Der Gender Pay Gap bedeutet für Frauen, dass sie – man muss das Offensichtliche trotzdem benennen – deutlich weniger verdienen als Männer (im Schnitt 1.192 Euro weniger im Monat), dass sie seltener Karriere machen, dass sie zu einem gewissen Grad abhängig sind von ihren Partnern und später eine viel kleinere Rente bekommen. Der Gender Pay Gap führt aber auch dazu, dass im 21. Jahrhundert noch immer meistens die Frau den Haushalt schmeißt. Dass sie die Wäsche wäscht, die Wohnung schrubbt (wenn das nicht Frauen aus Osteuropa übernehmen), die Einkäufe erledigt. Es führt dazu, dass die Frau die Kinder von der Kita abholt bzw. nach der Schule zuhause empfängt oder versucht, die Defizite des Homeschooling auszugleichen. Dass sie die Kleidung der Kinder besorgt, die Geburtstage der Freund*innen der Kinder auf dem Schirm hat und sich um die Geschenke kümmert, dass sie dafür sorgt, dass die Kinder rechtzeitig zu Fasching ein Kostüm haben.

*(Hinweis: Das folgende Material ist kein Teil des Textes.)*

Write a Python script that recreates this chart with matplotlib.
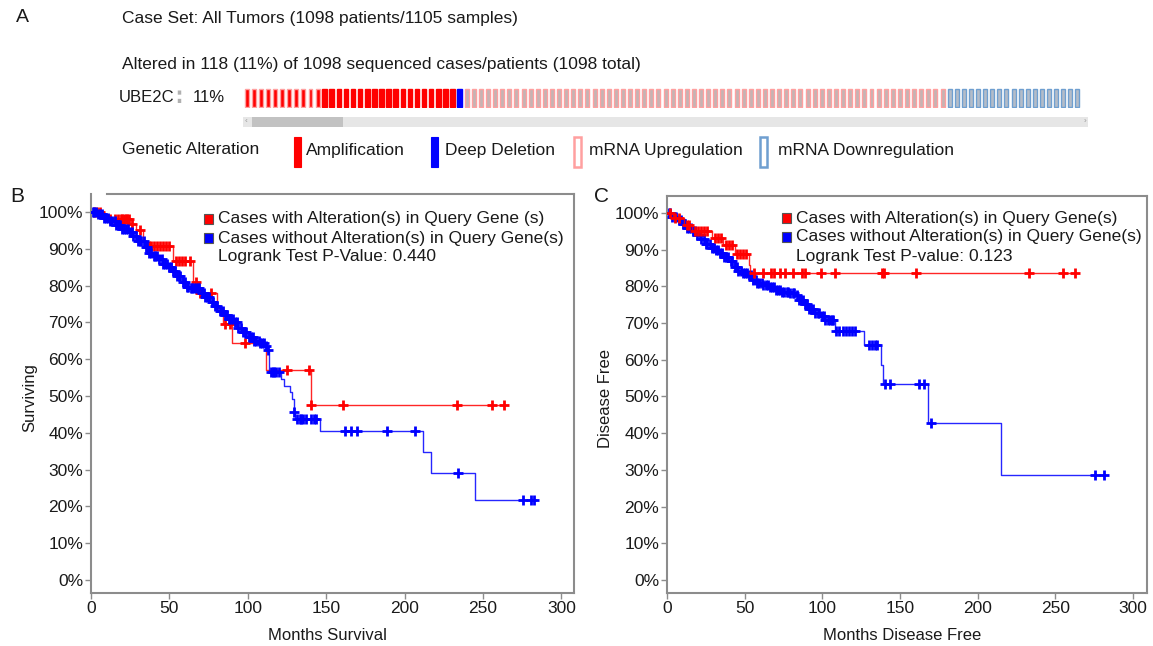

Väter verpassen viel vom Leben ihrer Kinder

Für die meisten Väter in meinem Umfeld bedeutet das im Umkehrschluss: Dass sie – wie schon ihre Väter und Großväter – ihre Kinder unter der Woche nur kurz in der Früh und für zwei, drei Stunden am Abend sehen. Dass sie so auch viel weniger mitbekommen vom Umfeld der Kinder, deren Freunde und Freundinnen viel seltener sehen, die anderen Eltern seltener treffen, die Erzieher*innen und Lehrer*innen weniger gut kennen. Kurz: Dass sie weniger teilhaben können am Leben ihrer Kinder. Natürlich soll der Gender Pay Gap hier nicht als Ausrede oder gar Rechtfertigung herhalten, dass Männer sich zu Hause nicht einbringen. Und so klar verteilt wie einst sind die Aufgaben heute natürlich nicht mehr: Viele Väter bringen die Kinder früh zur Kita oder Schule, viele übernehmen Aufgaben im Haushalt, vielleicht besorgen auch einige die Geschenke für die Freund*innen der Kinder. Die Tendenz ist trotzdem mehr als deutlich. Und das nicht nur bei Paaren, die glücklich mit der traditionellen Aufteilung sind und vielleicht sogar aufgehen in ihren jeweiligen Rollen. Sondern auch bei Paaren, die das eigentlich mal anders geplant hatten und den Anspruch haben, die Rollenverteilung der 50er Jahre weit hinter sich zu lassen.

Gemeinsam für gleichen Verdienst kämpfen

Die Folge bei jenen Eltern: Beide, Mütter wie Väter, reiben sich auf beim Versuch, Haushalt und Kindererziehung einigermaßen fair aufzuteilen. Denn natürlich kann man die Care Arbeit nicht annähernd Fifty-Fifty aufteilen, wenn der eine 40 und die andere 20 Stunden in der Woche arbeitet. Und vielleicht will der eine gar nicht 40 Stunden oder mehr und die andere nur 20 Stunden in der Woche arbeiten. Wir können viel über unbezahlte Care Arbeit von Frauen oder Mental Load reden – solange wir in Strukturen gefangen sind, die uns in längst überholte Rollen zwingen, wird das auf beiden Seiten nur zu Erschöpfung, Frust und gegenseitigen Vorwürfen führen. Es wird zu Streit führen und zu Sätzen, die man eigentlich nie im Leben sagen wollte – wie etwa dem, dass sie ohne einen ja nicht einmal die Miete zahlen könnte.

Oder aber es wird dazu führen, den hehren Anspruch einer modernen Elternschaft mit einer einigermaßen fairen Aufgabenverteilung aufzugeben und ein Leben zu leben wie in einem Werbespot der 50er Jahre. Das kann niemand ernsthaft wollen, der seine Kinder, aber auch seine Partnerin liebt. Und deshalb – neben all den anderen guten Gründen, wie etwa dem Ideal einer universellen Gleichheit – sollten wir gemeinsam, Männer und Frauen, für eine gleiche Bezahlung einstehen.